このように、力ではなく神によって王になった人のことを、ヘブライ語で「メシア」と呼びます。キリストというのは、ギリシャ語の「メシア」にあたる「クリストス」から来た言葉です。ちなみに新約聖書は、全編ギリシャ語(コイネー語)で書かれています。

ユダヤの没落とメシア待望

さて、ダビデ、およびその息子のソロモンの頃に絶頂を迎えたユダヤ王国ですが、やがて北側がイスラエルという国になり、たちまちアッシリアに侵略される。南側のユダヤ王国も、バビロニアに滅ぼされてしまう。

その後、長い間ユダヤ人たちは、バビロニアで奴隷として苦難の日々を送ることになります。バビロン捕囚と呼ばれるこの時期に、ユダヤ教は確立しました。民衆は、いずれダビデのような英雄がやってきて、この苦難を救ってくれると、はかない希望を抱きましたが、それは実現しにくい夢でした。

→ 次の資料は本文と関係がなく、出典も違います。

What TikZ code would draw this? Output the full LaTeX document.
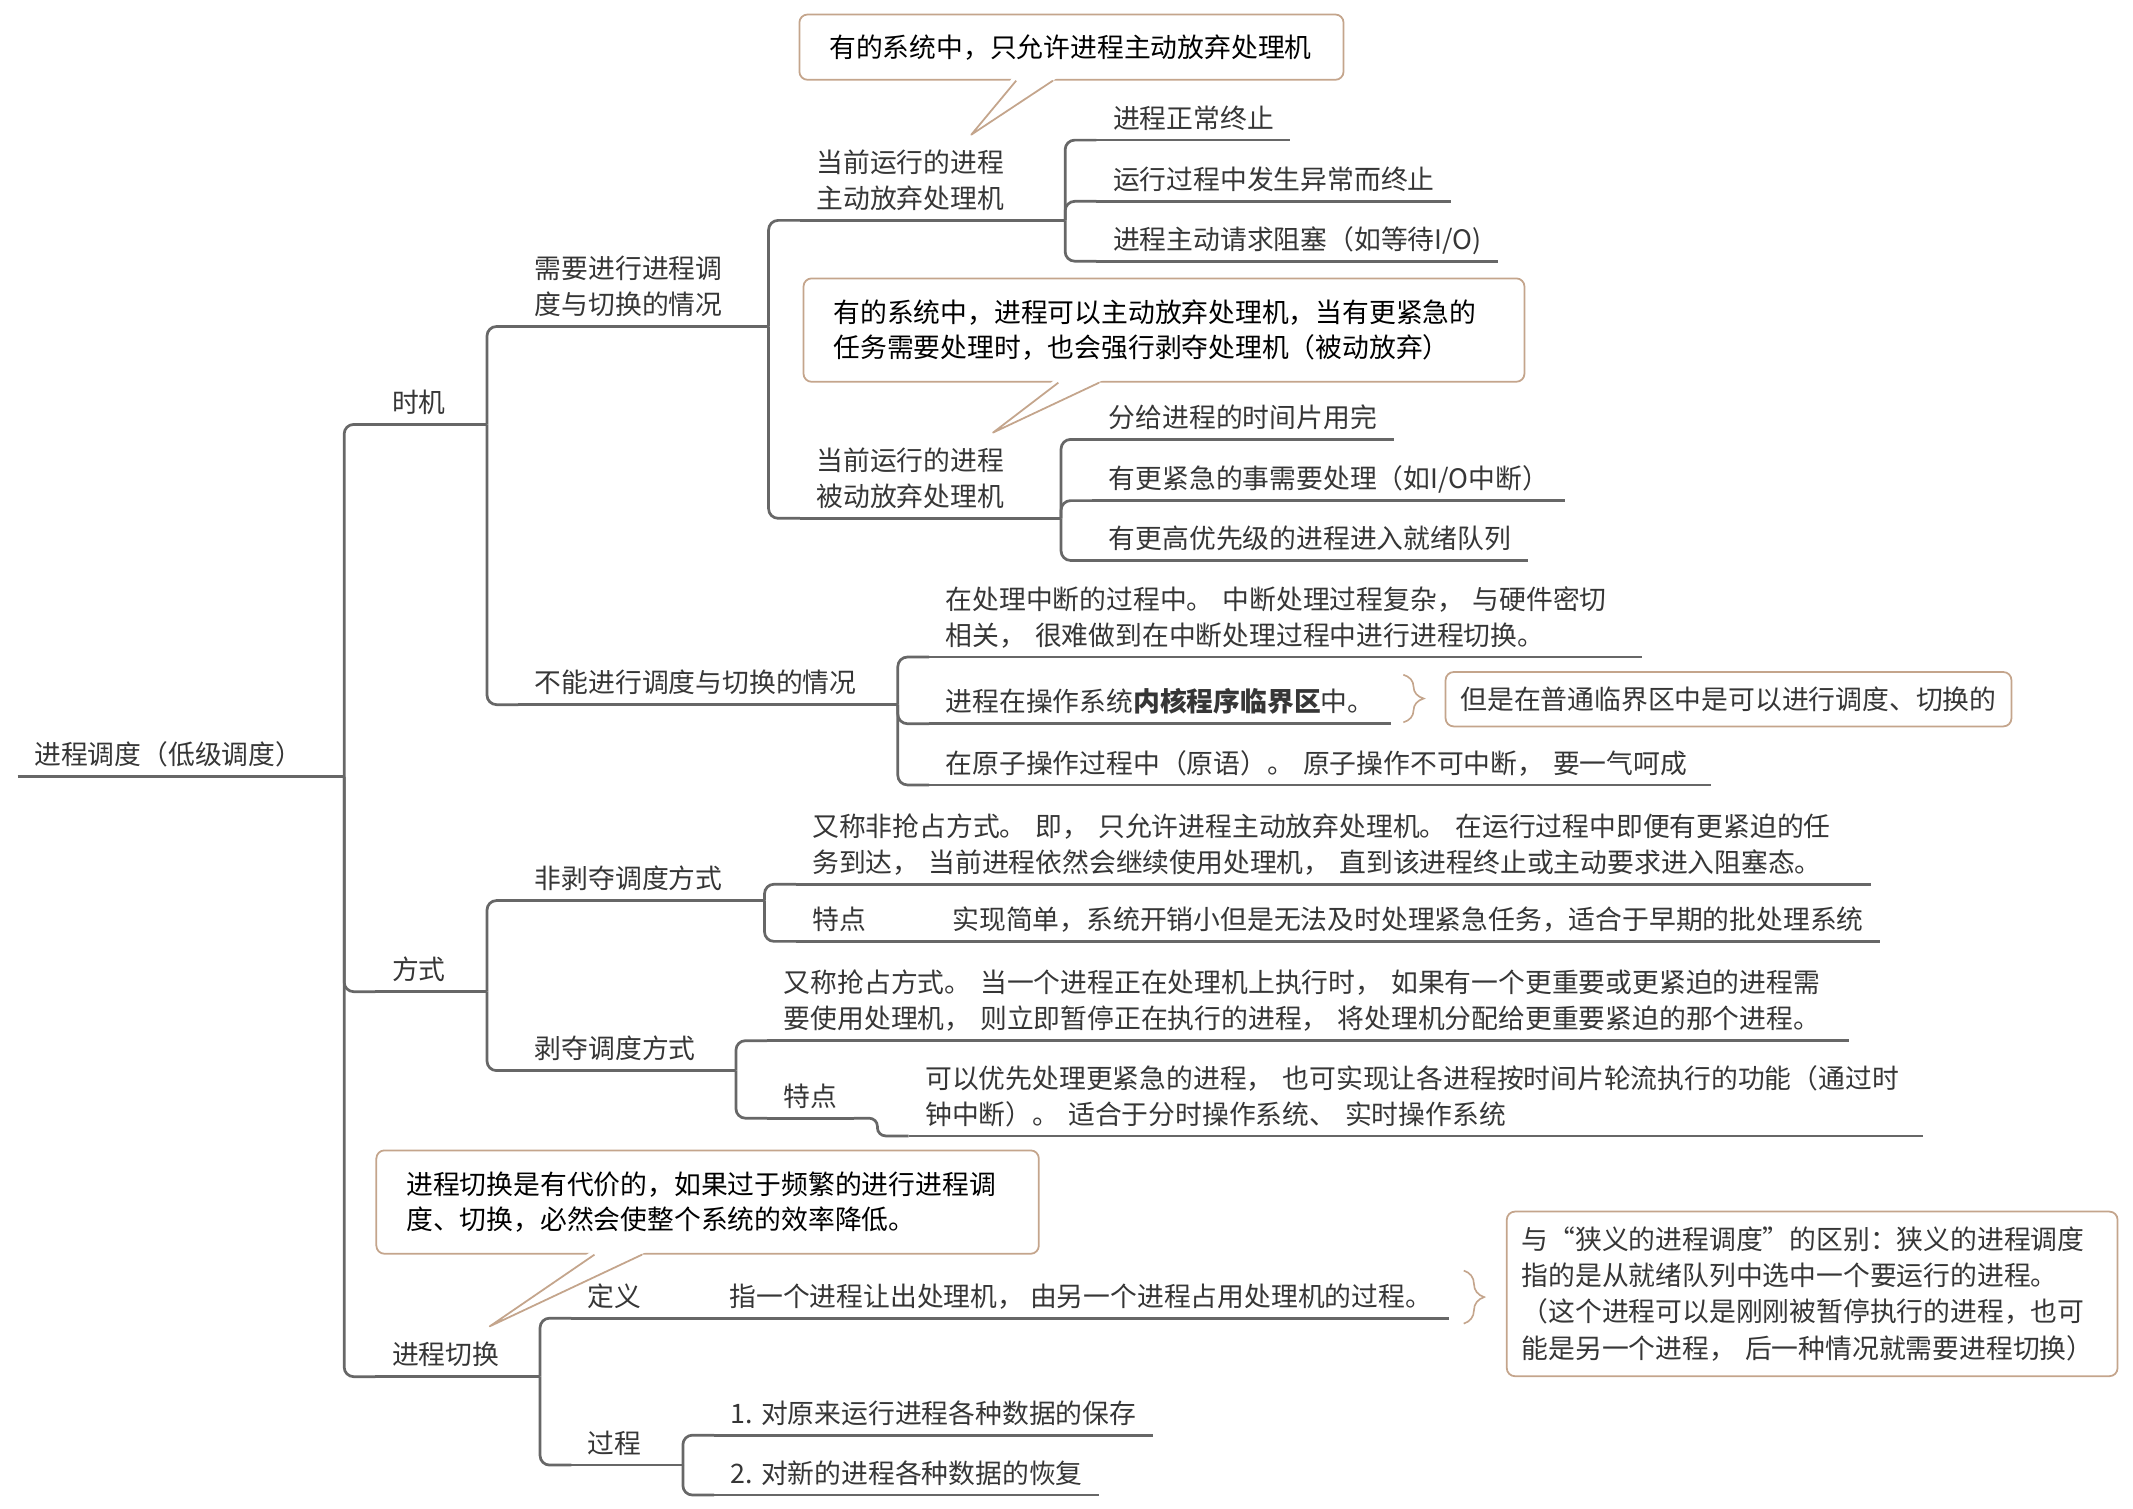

そこで、旧約聖書の『イザヤ書』に出てくる、悲劇のヒーローというモチーフが民衆の間で流布するようになりました。この悲劇のヒーローは、世間から誤解され、鞭打たれ、ひっそりと死んでいく。しかしそのことによって世界を救うのです。

つまり、ダビデの再来が期待できなくなったので、アブラハムの息子イサク、すなわち犠牲の子羊が現れて、神との契約を結び直すという考え方ですね。

イエス・キリストは、そのモチーフを実現した人だったのです。イエスが十字架に架かることによって、新たな契約が結ばれた。だから、『新約』というのですね。しかもこれは、ユダヤ人だけでなく、罪ある人も罪なき人も同じように、全人類が救われるという契約だったのです。